In a country of their own, the blacks could develop wealth and citizenship skills independently of vengeful whites. Nearer than African Liberia, they could energize the blacks who remained in the United States. Lincoln declared, "I would endeavor to have you made equals, and have the best assurance that you should be the equals of the best." Obviously such emigration or separatism would be worse than preposterous today — and in fact Lincoln likely meant it more as a challenge to the black leaders than as a serious proposal.
For at one point in the talk, he observed, "Some of you would rather remain within reach of the country of your nativity. It does not strike me that you have the greatest reason to love them. But still you are attached to them at all events." Lincoln was asking the blacks whether they really loved their country enough to remain, despite the malice that would be directed toward them. The War and its aftermath would drain everyone.
Lincoln was assassinated on April 14, 1865, and died the next day, Good Friday. He had no chance to lead what became Reconstruction.
Americans of all races continue to be tested by Lincoln's challenge. Some have preached separatism, others terrorism, or bizarre racial doctrines. Some have even attempted to enlist Lincoln in their misguided causes.

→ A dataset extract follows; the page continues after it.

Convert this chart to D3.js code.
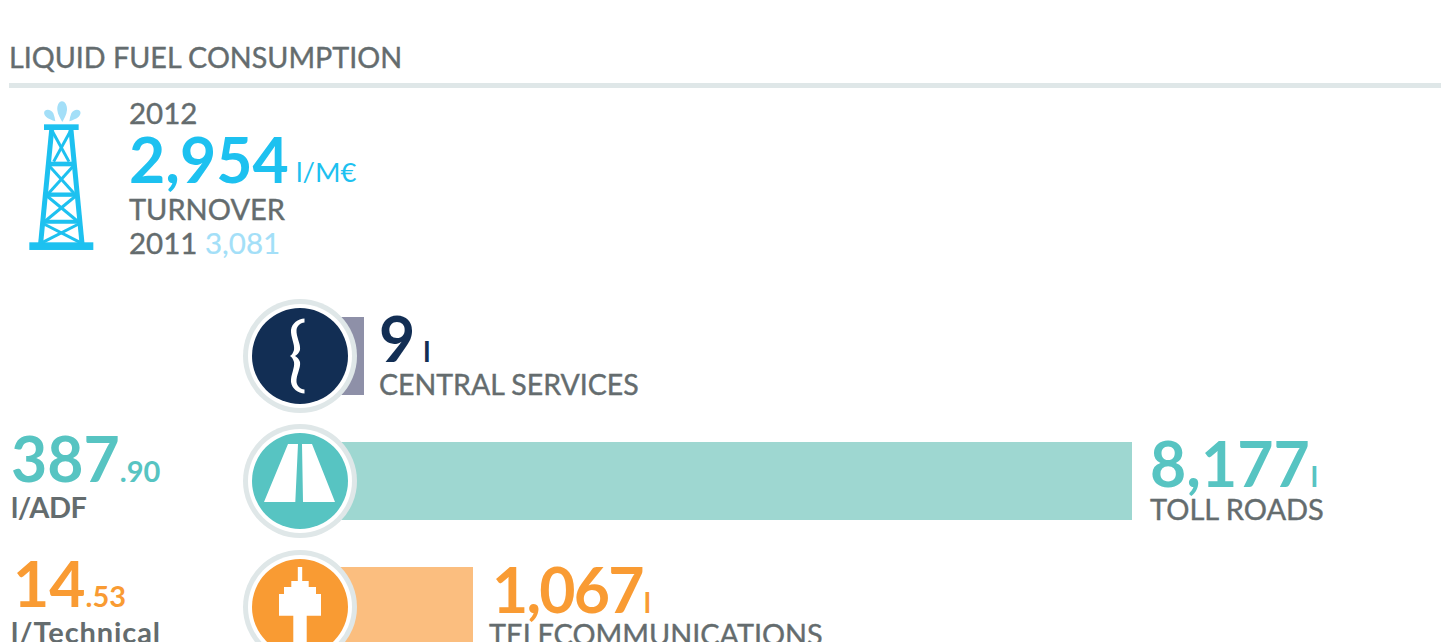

We can best memorialize Lincoln's passing by imitating his frank speech and highest aims: We must all excel as Americans, "equals of the best."
We most readily identify Lincoln as a man of great compassion. But what gained him the respect of Frederick Douglass and the other black leaders of his time was his willingness to speak harsh truths about our history and our current condition. They were won over by the powerful truth, not just the compassion, of Lincoln's arguments. It is a lesson worth recalling today.